- To do
Using the records provided below, locate and copy each line that contains the word "this".

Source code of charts
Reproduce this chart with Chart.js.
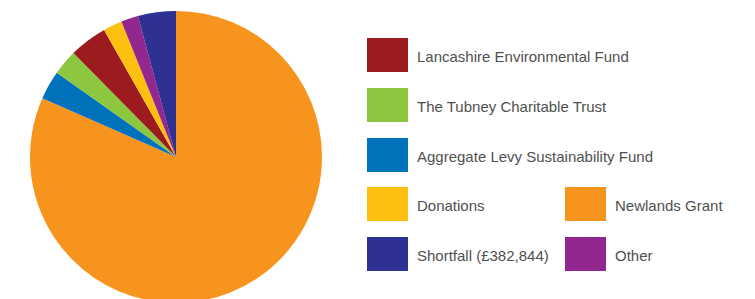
<!DOCTYPE html>
<html>
<head>
<meta charset="utf-8">
<script src="https://cdn.jsdelivr.net/npm/chart.js@4"></script>
<style>
    html, body { margin: 0; padding: 0; background: #ffffff; width: 755px; height: 299px; overflow: hidden; }
    #pieWrap { position: absolute; left: 30px; top: 11px; width: 292px; height: 292px; }
    .legend-item { position: absolute; height: 34px; display: flex; align-items: center;
        font-family: 'Liberation Sans', Arial, sans-serif; font-size: 15px; color: #505050; white-space: nowrap; }
    .legend-item span.txt { position: relative; top: 1px; }
    .legend-item span.box { display: inline-block; width: 41px; height: 34px; margin-right: 9px; }
</style>
</head>
<body>
<div id="pieWrap"><canvas id="fundingChart"></canvas></div>
<div id="legend"></div>
<script>
// Funding sources, in drawing order (clockwise from 12 o'clock)
var labels = ['Newlands Grant', 'Aggregate Levy Sustainability Fund', 'The Tubney Charitable Trust',
    'Lancashire Environmental Fund', 'Donations', 'Other', 'Shortfall (£382,844)'];
var shares = [81.6, 3.2, 2.8, 4.2, 2.1, 1.9, 4.2];
var colours = ['#f7941e', '#0072bc', '#8dc63f', '#9b1b1f', '#fdc010', '#92278f', '#2e3192'];

// Legend layout order as in the original artwork
var legendOrder = ['Lancashire Environmental Fund', 'The Tubney Charitable Trust',
    'Aggregate Levy Sustainability Fund', 'Donations', 'Newlands Grant', 'Shortfall (£382,844)', 'Other'];
var legendSlots = [[367, 38], [367, 88], [367, 138], [367, 187], [565, 187], [367, 237], [565, 237]];

var chart = new Chart(document.getElementById('fundingChart'), {
    type: 'pie',
    data: {
        labels: labels,
        datasets: [{
            data: shares,
            backgroundColor: colours,
            borderWidth: 0
        }]
    },
    options: {
        responsive: true,
        maintainAspectRatio: false,
        animation: false,
        layout: { padding: 0 },
        plugins: {
            legend: { display: false },
            tooltip: { enabled: false }
        }
    }
});

// html legend built from the chart data
var legendEl = document.getElementById('legend');
legendOrder.forEach(function(name, i) {
    var idx = chart.data.labels.indexOf(name);
    var item = document.createElement('div');
    item.className = 'legend-item';
    item.style.left = legendSlots[i][0] + 'px';
    item.style.top = legendSlots[i][1] + 'px';
    item.innerHTML = '<span class="box" style="background:' + chart.data.datasets[0].backgroundColor[idx] + '"></span>' +
        '<span class="txt">' + name + '</span>';
    legendEl.appendChild(item);
});
</script>
</body>
</html>
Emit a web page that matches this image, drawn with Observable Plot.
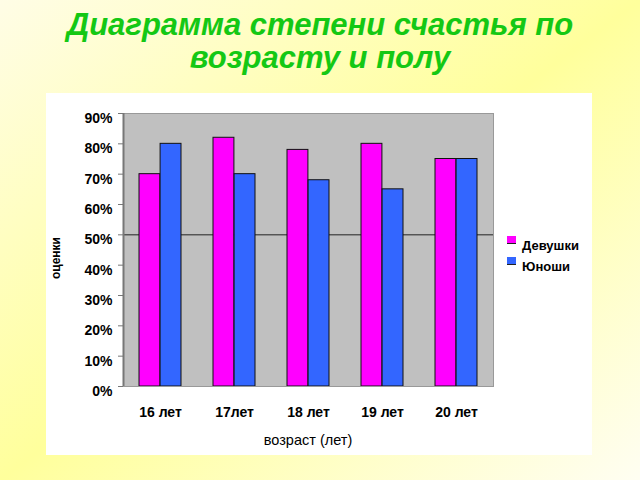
<!DOCTYPE html>
<html>
<head>
<meta charset="utf-8">
<script src="https://cdn.jsdelivr.net/npm/d3@7"></script>
<script src="https://cdn.jsdelivr.net/npm/@observablehq/plot@0.6"></script>
<style>
  html, body { margin: 0; padding: 0; }
  body {
    width: 640px; height: 480px; position: relative; overflow: hidden;
    background: linear-gradient(to bottom right, #fffde6 0%, #ffff9c 50%, #fffef2 100%);
    font-family: "Liberation Sans", Arial, sans-serif;
  }
  #title {
    position: absolute; left: 0; top: 8px; width: 640px;
    text-align: center; color: #14c814; font-weight: bold; font-style: italic;
    font-size: 31px; line-height: 33px;
  }
  #panel {
    position: absolute; left: 46px; top: 93px; width: 546px; height: 362px; background: #fff;
  }
  #chart { position: absolute; left: 0; top: 0; }
  #xlabel {
    position: absolute; left: 77px; width: 370px; top: 339px; text-align: center;
    font-size: 14.5px; color: #000;
  }
  #ylabel {
    position: absolute; left: -20px; top: 158px; width: 60px; text-align: center;
    font-size: 12px; font-weight: bold; transform: rotate(-90deg); white-space: nowrap; line-height: 14px;
  }
  #legend {
    position: absolute; left: 461px; top: 141px; width: 84px; height: 40px;
    font-size: 13px; font-weight: bold;
  }
  .li { position: relative; height: 21px; }
  .sw { position: absolute; left: 0; top: 2px; width: 9px; height: 8px; box-sizing: border-box; }
  .lt { position: absolute; left: 15px; top: 4px; line-height: 15px; white-space: nowrap; }
</style>
</head>
<body>
<div id="title">Диаграмма степени счастья по<br>возрасту и полу</div>
<div id="panel">
  <div id="chart"></div>
  <div id="ylabel"></div>
  <div id="xlabel"></div>
  <div id="legend"></div>
</div>
<script>
const ages = ["16 лет", "17лет", "18 лет", "19 лет", "20 лет"];
const genders = ["Девушки", "Юноши"];
const girls = [70, 82, 78, 80, 75];
const boys = [80, 70, 68, 65, 75];
const colors = ["#ff00ff", "#3366ff"];
const yTicks = [0, 10, 20, 30, 40, 50, 60, 70, 80, 90];
const xTitle = "возраст (лет)";
const yTitle = "оценки";
const refLine = 50;

const girlsData = ages.map((a, i) => ({age: a, gender: genders[0], value: girls[i]}));
const boysData = ages.map((a, i) => ({age: a, gender: genders[1], value: boys[i]}));

const half = 21.09; // half of the band width, in px
const plot = Plot.plot({
  width: 546,
  height: 362,
  marginLeft: 77,
  marginRight: 99,
  marginTop: 20,
  marginBottom: 69,
  style: {fontFamily: "'Liberation Sans', Arial, sans-serif", background: "transparent", color: "#000"},
  x: {domain: ages, paddingInner: 0.43, paddingOuter: 0.215, label: null},
  y: {domain: [0, 90], label: null},
  color: {domain: genders, range: colors},
  marks: [
    Plot.frame({fill: "#c0c0c0"}),
    Plot.ruleY([refLine], {stroke: "#222", strokeWidth: 1}),
    Plot.barY(girlsData, {x: "age", y: "value", fill: "gender", stroke: "#111", strokeWidth: 1, insetRight: half}),
    Plot.barY(boysData, {x: "age", y: "value", fill: "gender", stroke: "#111", strokeWidth: 1, insetLeft: half}),
    Plot.frame({stroke: "#999", strokeWidth: 1}),
    Plot.axisY(yTicks, {tickSize: 5, stroke: "#777", text: null, label: null}),
    Plot.axisY(yTicks, {tickFormat: d => d + "%", tickSize: 0, tickPadding: 11, fontSize: 14, fontWeight: "bold", dy: 5, label: null}),
    Plot.ruleX([ages[0]], {dx: -37, stroke: "#777", strokeWidth: 2}),
    Plot.axisX({tickSize: 0, tickPadding: 21, fontSize: 14, fontWeight: "bold", label: null})
  ]
});
document.getElementById("chart").appendChild(plot);
document.getElementById("xlabel").textContent = xTitle;
document.getElementById("ylabel").textContent = yTitle;
const leg = document.getElementById("legend");
genders.forEach((g, i) => {
  const d = document.createElement("div");
  d.className = "li";
  d.innerHTML = `<span class="sw" style="background:${colors[i]};border-bottom:1px solid #222"></span><span class="lt">${g}</span>`;
  leg.appendChild(d);
});
</script>
</body>
</html>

- Exercise answer
Reproduce this chart with Chart.js.
Emit a web page that matches this image, drawn with Observable Plot.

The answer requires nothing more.